Funds owned by Abu Dhabi Investment Authority (ADIA), UC Investments (office of the chief investment officer of The Regents, University of California) and others will co-invest along with Blackstone to acquire as much as 75% stake in Mphasis, a press release issued by Blackstone said.
The purchase consideration will vary between Rs 15,200 crore to Rs 21,000 crore (about $2-2.8 billion), Blackstone said.
GIC is also co-investing alongside ADIA and UC Investments, a person with the knowledge of the deal told VCCircle.
Three Blackstone affiliate funds – Blackstone Capital Partners VIII, Blackstone Capital Partners Asia NQ LP and BCP Topco IX Pte Ltd – have signed an agreement to acquire 55.31% for Rs 15,216.9 crore (about $2 billion) from an older fund – Blackstone Capital Partners VI.
This deal will automatically trigger a mandatory open offer, which will be managed by JM Financial Limited.

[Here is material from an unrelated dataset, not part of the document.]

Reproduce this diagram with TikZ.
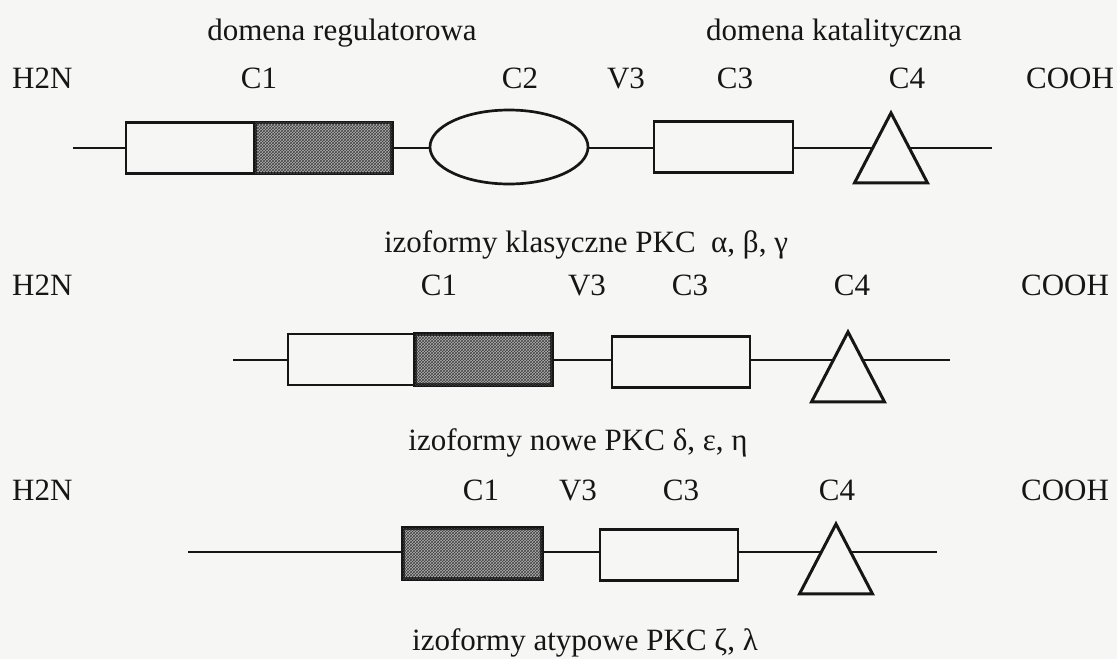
\documentclass[tikz,border=0pt]{standalone}
\usepackage{fontspec}
\setmainfont{Liberation Serif}
\usetikzlibrary{shapes.geometric,patterns}
\definecolor{paper}{RGB}{246,246,244}
\definecolor{ink}{RGB}{22,22,22}

\begin{document}
\begin{tikzpicture}[
    x=1pt, y=-1pt,
    lbl/.style={anchor=base, inner sep=0pt, text=ink, font=\fontsize{31}{37}\selectfont},
    dom/.style={draw=ink, line width=2.7pt, fill=paper, inner sep=0pt},
    plain/.style={dom, rectangle, minimum height=51pt},
    hatched/.style={plain, line width=3.2pt, fill=gray!60, postaction={pattern=crosshatch, pattern color=black!75}},
    oval/.style={dom, ellipse, minimum width=158pt, minimum height=74pt},
    wedge/.style={dom, line width=3pt, isosceles triangle, isosceles triangle stretches, shape border rotate=90,
        minimum width=73pt, minimum height=70pt, anchor=apex, line join=miter},
    backbone/.style={draw=ink, line width=2.6pt}
]
\fill[paper] (0,0) rectangle (1117,659);
\useasboundingbox (0,0) rectangle (1117,659);

% domain headings
\node[lbl] (regdom) at (342,40) {domena regulatorowa};
\node[lbl] (catdom) at (834,40) {domena katalityczna};

% classical isoforms
\node[lbl, anchor=base west] (aN) at (12,88) {H2N};
\node[lbl] (aC1) at (259,88) {C1};
\node[lbl] (aC2) at (520,88) {C2};
\node[lbl] (aV3) at (626,88) {V3};
\node[lbl] (aC3) at (735,88) {C3};
\node[lbl] (aC4) at (907,88) {C4};
\node[lbl] (aCOOH) at (1070,88) {COOH};
\coordinate (aStart) at (73,148);
\coordinate (aEnd) at (992,148);
\draw[backbone] (aStart) -- (aEnd);
\node[plain, minimum width=129pt] (aPre) at (190.5,148) {};
\node[hatched, minimum width=137pt] (aC1box) at (323.5,148) {};
\node[oval] (aC2box) at (509,147) {};
\node[plain, minimum width=139pt] (aC3box) at (723.5,147) {};
\node[wedge] (aC4box) at (891,109) {};
\node[lbl] (aName) at (586,252) {izoformy klasyczne PKC~\ α, β, γ};

% novel isoforms
\node[lbl, anchor=base west] (bN) at (12,295) {H2N};
\node[lbl] (bC1) at (439,295) {C1};
\node[lbl] (bV3) at (587,295) {V3};
\node[lbl] (bC3) at (690,295) {C3};
\node[lbl] (bC4) at (852,295) {C4};
\node[lbl] (bCOOH) at (1065,295) {COOH};
\coordinate (bStart) at (233,360);
\coordinate (bEnd) at (950,360);
\draw[backbone] (bStart) -- (bEnd);
\node[plain, minimum width=127pt] (bPre) at (351.5,359.5) {};
\node[hatched, minimum width=137pt] (bC1box) at (483.5,359.5) {};
\node[plain, minimum width=138pt] (bC3box) at (681,362) {};
\node[wedge] (bC4box) at (848,328) {};
\node[lbl] (bName) at (578,450) {izoformy nowe PKC δ, ε, η};

% atypical isoforms
\node[lbl, anchor=base west] (cN) at (12,500) {H2N};
\node[lbl] (cC1) at (481,500) {C1};
\node[lbl] (cV3) at (578,500) {V3};
\node[lbl] (cC3) at (681,500) {C3};
\node[lbl] (cC4) at (837,500) {C4};
\node[lbl] (cCOOH) at (1065,500) {COOH};
\coordinate (cStart) at (188,552);
\coordinate (cEnd) at (937,552);
\draw[backbone] (cStart) -- (cEnd);
\node[hatched, minimum width=139pt] (cC1box) at (472.5,553.5) {};
\node[plain, minimum width=138pt] (cC3box) at (669,555) {};
\node[wedge] (cC4box) at (836,520) {};
\node[lbl] (cName) at (585,650) {izoformy atypowe PKC ζ, λ};
\end{tikzpicture}
\end{document}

Blackstone and affiliate funds will purchase up to an additional 26% stake in the company at Rs 1,677.16 apiece for aggregate cash payment of Rs 8,262.23 crore ($1.1 billion), the statement said.
Blackstone and funds will acquire a maximum of 75% of the enlarged share capital of the company through the execution of the share purchase agreement and the open offer, the company said.

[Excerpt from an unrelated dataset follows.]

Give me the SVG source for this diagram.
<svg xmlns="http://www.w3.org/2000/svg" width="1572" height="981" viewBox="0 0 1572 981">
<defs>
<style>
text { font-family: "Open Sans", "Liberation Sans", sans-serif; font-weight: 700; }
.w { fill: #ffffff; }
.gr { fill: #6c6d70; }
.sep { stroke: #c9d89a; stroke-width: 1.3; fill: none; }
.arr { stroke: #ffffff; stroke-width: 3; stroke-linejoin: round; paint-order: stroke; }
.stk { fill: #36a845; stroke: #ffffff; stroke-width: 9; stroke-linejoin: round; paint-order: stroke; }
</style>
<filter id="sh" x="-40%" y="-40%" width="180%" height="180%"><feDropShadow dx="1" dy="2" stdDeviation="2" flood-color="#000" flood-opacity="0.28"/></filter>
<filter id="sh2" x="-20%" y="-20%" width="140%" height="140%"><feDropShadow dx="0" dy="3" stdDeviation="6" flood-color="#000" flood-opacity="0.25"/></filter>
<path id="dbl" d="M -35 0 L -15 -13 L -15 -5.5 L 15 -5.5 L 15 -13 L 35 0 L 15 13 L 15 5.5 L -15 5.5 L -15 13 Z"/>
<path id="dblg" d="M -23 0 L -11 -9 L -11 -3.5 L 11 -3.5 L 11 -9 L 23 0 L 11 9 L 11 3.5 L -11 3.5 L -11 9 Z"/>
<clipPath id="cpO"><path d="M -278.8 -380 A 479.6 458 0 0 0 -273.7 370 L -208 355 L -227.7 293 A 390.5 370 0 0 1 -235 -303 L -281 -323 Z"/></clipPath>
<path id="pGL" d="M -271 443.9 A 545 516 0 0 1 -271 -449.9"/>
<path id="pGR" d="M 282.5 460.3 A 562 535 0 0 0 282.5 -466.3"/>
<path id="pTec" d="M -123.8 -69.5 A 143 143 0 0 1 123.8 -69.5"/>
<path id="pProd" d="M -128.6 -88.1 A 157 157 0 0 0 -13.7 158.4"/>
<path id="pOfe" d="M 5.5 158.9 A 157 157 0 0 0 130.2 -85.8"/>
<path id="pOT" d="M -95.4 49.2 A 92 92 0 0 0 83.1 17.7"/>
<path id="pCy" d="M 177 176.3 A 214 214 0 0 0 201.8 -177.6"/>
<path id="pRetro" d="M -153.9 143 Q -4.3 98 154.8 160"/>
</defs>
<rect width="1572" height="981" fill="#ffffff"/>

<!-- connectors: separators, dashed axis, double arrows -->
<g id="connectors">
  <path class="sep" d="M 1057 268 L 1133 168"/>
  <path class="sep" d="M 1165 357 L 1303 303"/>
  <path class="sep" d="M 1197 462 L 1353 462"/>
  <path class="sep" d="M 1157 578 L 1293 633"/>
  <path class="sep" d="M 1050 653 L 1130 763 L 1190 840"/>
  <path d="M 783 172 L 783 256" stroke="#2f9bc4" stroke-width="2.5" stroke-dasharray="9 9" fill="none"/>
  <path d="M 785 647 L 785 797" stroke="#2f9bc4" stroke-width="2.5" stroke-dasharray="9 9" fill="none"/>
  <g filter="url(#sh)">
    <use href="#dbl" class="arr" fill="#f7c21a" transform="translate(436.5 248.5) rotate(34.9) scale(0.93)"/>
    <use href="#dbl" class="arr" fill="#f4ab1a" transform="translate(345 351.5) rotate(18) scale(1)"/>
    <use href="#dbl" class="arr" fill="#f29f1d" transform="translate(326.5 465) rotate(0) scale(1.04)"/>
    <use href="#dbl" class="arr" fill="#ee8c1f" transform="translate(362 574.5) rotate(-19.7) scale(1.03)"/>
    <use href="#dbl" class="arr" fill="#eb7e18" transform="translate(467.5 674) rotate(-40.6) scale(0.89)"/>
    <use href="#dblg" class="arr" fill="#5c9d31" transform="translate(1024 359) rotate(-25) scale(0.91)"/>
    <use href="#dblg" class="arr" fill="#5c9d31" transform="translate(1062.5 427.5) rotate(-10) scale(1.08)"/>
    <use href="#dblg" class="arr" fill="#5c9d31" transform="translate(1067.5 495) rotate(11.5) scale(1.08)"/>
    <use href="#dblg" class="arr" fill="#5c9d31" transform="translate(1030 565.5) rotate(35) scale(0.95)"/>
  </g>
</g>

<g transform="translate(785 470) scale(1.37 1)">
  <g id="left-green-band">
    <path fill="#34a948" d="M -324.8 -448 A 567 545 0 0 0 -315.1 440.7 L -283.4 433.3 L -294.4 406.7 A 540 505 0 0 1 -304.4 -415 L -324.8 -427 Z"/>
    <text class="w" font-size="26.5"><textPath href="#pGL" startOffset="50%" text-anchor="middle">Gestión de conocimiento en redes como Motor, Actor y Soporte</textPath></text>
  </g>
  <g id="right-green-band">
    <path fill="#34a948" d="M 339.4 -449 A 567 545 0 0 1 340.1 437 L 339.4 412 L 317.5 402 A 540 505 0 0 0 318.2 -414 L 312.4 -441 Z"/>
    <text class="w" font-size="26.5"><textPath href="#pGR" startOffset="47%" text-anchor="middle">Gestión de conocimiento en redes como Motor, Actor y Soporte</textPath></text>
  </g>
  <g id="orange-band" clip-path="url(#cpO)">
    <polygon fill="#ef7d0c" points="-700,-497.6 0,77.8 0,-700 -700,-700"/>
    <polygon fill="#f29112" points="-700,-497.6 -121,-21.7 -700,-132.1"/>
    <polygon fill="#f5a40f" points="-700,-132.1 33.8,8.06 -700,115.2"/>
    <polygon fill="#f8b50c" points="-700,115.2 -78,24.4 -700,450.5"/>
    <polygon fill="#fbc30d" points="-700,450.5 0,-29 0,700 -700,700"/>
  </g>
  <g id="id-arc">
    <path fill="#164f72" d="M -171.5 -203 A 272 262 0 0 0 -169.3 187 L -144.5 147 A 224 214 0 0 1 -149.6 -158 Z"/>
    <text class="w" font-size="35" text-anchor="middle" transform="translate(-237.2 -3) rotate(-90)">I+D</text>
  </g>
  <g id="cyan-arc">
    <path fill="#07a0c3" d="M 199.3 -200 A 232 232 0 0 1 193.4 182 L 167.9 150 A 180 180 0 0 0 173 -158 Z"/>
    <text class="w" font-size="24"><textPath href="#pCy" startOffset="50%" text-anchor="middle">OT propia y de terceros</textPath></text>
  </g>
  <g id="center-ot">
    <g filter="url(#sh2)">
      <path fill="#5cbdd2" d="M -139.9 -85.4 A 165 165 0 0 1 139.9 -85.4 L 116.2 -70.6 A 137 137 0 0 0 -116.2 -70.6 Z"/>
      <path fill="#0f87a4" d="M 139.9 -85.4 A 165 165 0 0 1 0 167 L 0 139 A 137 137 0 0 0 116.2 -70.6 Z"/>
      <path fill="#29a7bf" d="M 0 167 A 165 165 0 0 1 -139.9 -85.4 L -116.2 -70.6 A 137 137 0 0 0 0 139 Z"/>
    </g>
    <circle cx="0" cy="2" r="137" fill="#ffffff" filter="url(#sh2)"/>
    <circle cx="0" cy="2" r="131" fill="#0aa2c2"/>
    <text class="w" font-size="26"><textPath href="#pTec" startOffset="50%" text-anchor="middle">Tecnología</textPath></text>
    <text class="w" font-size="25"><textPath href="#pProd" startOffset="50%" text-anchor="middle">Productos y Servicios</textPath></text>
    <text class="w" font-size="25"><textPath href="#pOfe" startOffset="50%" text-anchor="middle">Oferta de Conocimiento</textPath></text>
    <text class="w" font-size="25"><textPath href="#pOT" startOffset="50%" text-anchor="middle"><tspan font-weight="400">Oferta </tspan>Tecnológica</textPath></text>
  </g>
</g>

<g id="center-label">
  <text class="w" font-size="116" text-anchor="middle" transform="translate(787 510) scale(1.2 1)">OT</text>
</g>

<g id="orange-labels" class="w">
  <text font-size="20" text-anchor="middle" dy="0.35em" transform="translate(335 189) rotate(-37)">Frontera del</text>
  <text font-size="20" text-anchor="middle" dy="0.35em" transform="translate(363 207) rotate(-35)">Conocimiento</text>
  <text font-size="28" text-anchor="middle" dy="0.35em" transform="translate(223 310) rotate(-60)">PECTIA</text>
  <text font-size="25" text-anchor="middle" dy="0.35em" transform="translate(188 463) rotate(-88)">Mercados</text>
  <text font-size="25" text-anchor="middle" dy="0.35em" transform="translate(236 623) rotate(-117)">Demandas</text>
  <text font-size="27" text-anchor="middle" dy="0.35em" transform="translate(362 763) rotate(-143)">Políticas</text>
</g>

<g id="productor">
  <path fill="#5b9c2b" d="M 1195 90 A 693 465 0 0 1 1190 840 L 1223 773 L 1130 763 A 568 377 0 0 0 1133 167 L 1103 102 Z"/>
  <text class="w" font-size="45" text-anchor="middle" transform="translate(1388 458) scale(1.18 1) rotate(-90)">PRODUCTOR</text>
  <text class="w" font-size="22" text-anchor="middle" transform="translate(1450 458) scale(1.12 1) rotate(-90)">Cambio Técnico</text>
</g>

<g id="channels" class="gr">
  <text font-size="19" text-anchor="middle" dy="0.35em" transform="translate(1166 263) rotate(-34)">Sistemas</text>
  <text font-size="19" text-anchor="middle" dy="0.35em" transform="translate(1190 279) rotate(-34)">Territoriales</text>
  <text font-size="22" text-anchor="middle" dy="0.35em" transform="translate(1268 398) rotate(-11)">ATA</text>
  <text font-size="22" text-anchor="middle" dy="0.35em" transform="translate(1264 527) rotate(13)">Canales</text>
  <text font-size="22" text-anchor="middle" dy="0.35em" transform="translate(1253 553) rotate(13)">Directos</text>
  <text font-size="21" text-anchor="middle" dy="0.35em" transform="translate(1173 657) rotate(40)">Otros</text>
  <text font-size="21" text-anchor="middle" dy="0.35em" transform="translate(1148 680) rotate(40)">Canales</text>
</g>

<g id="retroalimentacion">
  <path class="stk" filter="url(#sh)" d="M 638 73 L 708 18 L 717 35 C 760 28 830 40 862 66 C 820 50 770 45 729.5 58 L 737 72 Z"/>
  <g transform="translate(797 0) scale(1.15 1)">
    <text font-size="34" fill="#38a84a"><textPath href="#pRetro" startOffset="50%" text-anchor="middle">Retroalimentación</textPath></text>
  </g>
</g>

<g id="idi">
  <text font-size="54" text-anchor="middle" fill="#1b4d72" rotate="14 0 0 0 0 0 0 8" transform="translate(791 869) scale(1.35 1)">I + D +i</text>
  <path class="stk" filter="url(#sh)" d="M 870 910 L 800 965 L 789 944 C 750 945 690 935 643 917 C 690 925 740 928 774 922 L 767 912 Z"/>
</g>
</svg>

“This investment enables us to continue creating value for the long term with continuity in the management team and the board, and provide additional resources to further accelerate the company’s growth momentum,” Amit Dixit, co-head of Asia acquisitions and head of India for Blackstone Private Equity, said.

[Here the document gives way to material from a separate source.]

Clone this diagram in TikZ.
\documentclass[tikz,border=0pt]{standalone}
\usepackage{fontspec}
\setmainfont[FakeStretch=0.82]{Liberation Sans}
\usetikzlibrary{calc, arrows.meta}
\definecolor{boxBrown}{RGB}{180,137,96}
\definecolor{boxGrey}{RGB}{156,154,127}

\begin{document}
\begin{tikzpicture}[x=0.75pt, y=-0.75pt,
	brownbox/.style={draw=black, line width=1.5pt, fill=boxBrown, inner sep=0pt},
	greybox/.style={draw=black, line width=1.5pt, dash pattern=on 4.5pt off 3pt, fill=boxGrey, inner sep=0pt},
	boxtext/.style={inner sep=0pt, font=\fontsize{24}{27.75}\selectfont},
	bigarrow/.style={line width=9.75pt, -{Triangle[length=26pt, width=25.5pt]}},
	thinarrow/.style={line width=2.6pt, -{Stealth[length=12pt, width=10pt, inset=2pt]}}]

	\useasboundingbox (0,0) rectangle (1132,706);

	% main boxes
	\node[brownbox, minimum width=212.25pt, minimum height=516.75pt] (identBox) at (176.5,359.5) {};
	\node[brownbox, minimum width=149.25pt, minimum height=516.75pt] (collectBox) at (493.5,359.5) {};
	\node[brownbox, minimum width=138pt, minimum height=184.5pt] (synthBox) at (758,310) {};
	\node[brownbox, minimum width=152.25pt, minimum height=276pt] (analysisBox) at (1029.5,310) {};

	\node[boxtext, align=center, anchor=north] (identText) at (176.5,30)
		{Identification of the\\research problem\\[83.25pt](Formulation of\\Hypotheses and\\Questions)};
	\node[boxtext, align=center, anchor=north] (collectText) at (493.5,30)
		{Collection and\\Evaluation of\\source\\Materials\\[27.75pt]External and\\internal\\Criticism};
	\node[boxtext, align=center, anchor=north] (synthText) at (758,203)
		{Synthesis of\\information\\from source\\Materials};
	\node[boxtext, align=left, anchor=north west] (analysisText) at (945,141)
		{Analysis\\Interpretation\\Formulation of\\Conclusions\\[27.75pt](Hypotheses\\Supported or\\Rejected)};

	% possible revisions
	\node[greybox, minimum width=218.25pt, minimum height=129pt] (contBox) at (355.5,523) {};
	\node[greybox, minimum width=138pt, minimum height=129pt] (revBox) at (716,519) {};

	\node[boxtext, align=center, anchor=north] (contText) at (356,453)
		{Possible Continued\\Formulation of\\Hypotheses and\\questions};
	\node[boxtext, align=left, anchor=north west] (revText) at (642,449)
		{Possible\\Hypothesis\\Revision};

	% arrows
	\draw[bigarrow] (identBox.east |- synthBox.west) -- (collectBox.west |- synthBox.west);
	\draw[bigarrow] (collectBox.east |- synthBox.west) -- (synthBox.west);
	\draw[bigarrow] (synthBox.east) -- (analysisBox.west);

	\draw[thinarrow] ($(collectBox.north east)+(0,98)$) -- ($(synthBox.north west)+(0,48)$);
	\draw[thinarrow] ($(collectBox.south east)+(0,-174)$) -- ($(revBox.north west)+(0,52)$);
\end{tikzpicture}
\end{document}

It was reported earlier in the year that Carlyle had made a sole bid to buy out Blackstone’s stake in the company, but the deal did not go through because of a valuation mismatch. Blackstone had also wanted a more competitive process.
“Information technology and software services have been strong sectors for value creation for the last two decades. Mphasis is backed by strong secular tailwinds as global enterprises increasingly migrate to the cloud. The company is exceptionally well-positioned given a terrific management team, strong order backlog, long-term strategic customer base, deep domain expertise in financial services, and a world-class suite of cloud and digital offerings,” Dixit added in a media statement on the rationale for this deal.
Blackstone is an investor and a client of Mphasis, which provides cloud and digital services to companies predominantly in banking, financial services, insurance sectors.
The transaction is subject to receiving required regulatory and statutory approvals and the execution of the share purchase agreement subject to certain precedent conditions.
“Blackstone has an exceptional team and franchise in India. An ownership mindset with a business-building approach has led to many successful investments including its flagship investment in Mphasis. We have known the company and the management team for a few years and are delighted to now become investors. At UC Investments, we invest as partners with a long-term mindset in companies with secular tailwinds -- Mphasis perfectly fits that bill,” Satish Swamy, senior managing director Asia and global rates, UC Investments (The Regents of the University of California), said.
The share price of the share purchase agreement has been set in a range of Rs 1,400-1,452 depending upon the public shareholder’s response to the open offer. The lesser the number of shares tendered in the open offer; the higher will be the consideration price payable for the shares.
The selling shareholders will hold less than 10% stake in the company upon execution of the share purchase agreement.
In April 2016, Blackstone Capital Partners acquired 60.48% stake in Mphasis from Hewlett Packard Enterprise for Rs 5,466 crore ($827 million).
At the time, the deal triggered an open offer, but it eventually failed and the public shareholders of the Bengaluru-based IT services provider did not participate.